**** SUPPLIED DATA ****
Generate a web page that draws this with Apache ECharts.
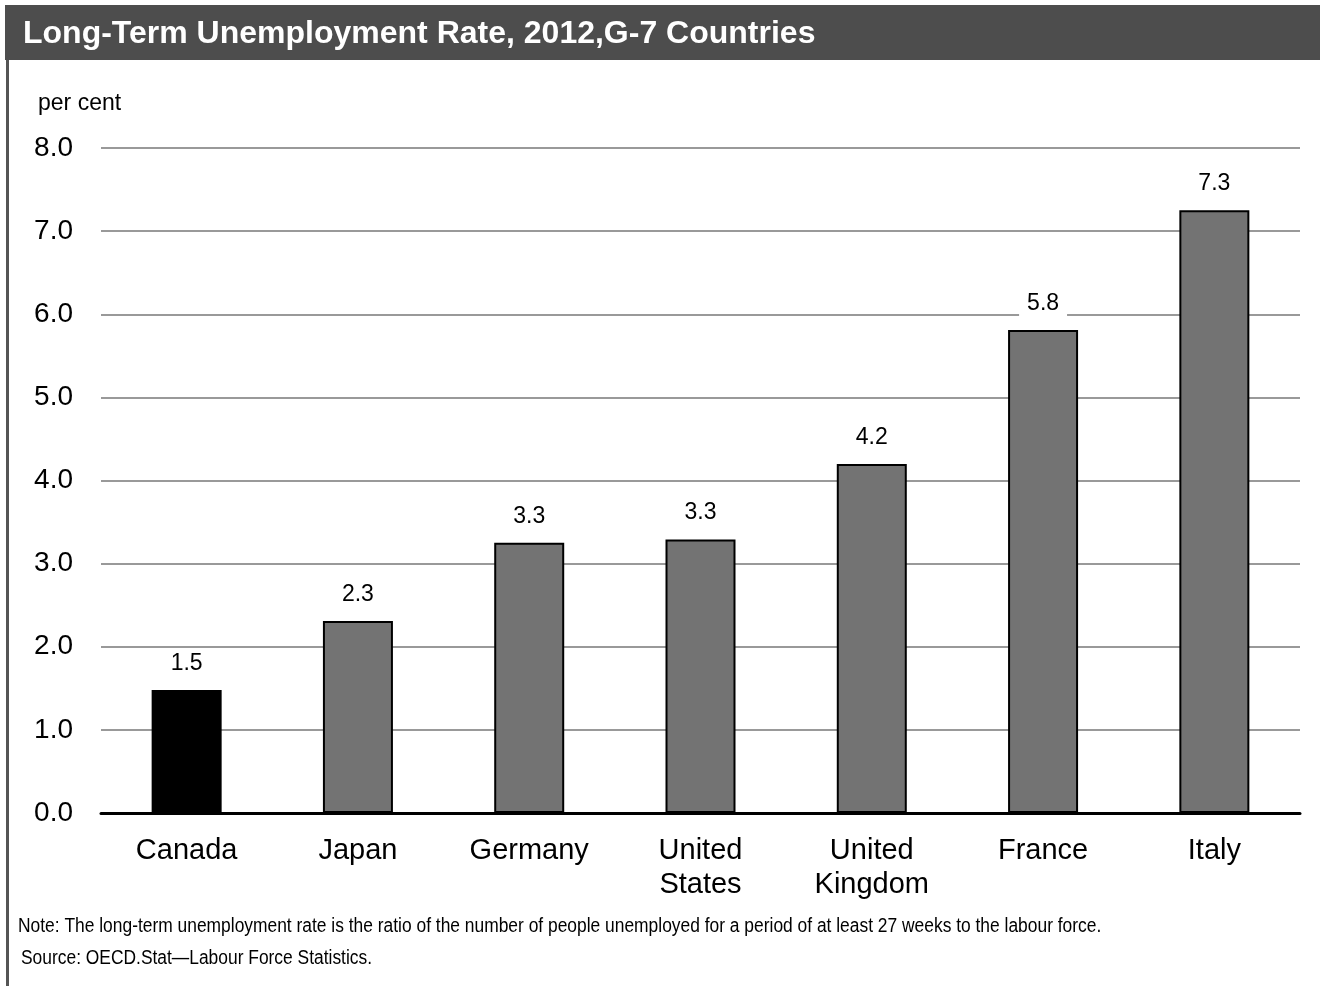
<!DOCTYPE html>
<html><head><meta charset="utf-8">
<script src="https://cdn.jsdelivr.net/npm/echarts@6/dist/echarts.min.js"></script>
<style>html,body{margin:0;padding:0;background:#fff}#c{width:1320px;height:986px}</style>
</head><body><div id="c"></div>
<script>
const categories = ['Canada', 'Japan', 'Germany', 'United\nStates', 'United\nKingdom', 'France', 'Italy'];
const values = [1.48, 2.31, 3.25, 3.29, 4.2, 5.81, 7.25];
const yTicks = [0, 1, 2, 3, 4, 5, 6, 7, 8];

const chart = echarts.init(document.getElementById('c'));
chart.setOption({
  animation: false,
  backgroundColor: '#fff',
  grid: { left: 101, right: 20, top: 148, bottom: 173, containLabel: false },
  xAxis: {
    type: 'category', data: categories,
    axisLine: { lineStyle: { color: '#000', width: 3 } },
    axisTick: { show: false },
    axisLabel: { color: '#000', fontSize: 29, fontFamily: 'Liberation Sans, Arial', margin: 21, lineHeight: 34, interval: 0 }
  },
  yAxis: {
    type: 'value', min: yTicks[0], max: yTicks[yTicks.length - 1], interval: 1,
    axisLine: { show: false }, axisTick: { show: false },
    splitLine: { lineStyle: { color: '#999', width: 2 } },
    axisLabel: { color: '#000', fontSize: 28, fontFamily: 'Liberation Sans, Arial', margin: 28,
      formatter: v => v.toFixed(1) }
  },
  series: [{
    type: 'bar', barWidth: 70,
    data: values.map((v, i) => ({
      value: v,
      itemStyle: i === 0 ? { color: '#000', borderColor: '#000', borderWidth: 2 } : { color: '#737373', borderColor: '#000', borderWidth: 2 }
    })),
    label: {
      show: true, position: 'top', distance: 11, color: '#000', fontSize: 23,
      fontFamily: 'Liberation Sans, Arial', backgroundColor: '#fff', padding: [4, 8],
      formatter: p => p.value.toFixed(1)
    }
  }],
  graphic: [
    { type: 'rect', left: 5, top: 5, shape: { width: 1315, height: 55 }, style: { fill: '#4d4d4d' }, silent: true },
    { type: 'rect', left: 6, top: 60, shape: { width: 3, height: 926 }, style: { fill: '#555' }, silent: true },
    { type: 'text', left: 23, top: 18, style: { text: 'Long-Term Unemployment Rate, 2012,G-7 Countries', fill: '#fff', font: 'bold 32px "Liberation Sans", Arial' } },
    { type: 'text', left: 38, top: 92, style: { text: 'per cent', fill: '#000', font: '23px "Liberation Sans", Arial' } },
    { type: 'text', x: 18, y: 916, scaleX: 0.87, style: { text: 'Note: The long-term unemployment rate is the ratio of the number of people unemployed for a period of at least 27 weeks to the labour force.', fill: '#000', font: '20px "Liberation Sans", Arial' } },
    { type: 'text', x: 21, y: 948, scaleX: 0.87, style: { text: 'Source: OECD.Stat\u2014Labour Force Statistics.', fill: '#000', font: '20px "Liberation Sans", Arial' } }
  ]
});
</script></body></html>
****
**TASK GOAL**:
Restate the material word for word from its first line through the line containing "const yTicks = [0, 1, 2, 3, 4, 5, 6, 7, 8];", both included; the pictures do not belong in it.

**SOLUTION FOR THIS PROBLEM**:
Generate a web page that draws this with Apache ECharts.
<!DOCTYPE html>
<html><head><meta charset="utf-8">
<script src="https://cdn.jsdelivr.net/npm/echarts@6/dist/echarts.min.js"></script>
<style>html,body{margin:0;padding:0;background:#fff}#c{width:1320px;height:986px}</style>
</head><body><div id="c"></div>
<script>
const categories = ['Canada', 'Japan', 'Germany', 'United\nStates', 'United\nKingdom', 'France', 'Italy'];
const values = [1.48, 2.31, 3.25, 3.29, 4.2, 5.81, 7.25];
const yTicks = [0, 1, 2, 3, 4, 5, 6, 7, 8];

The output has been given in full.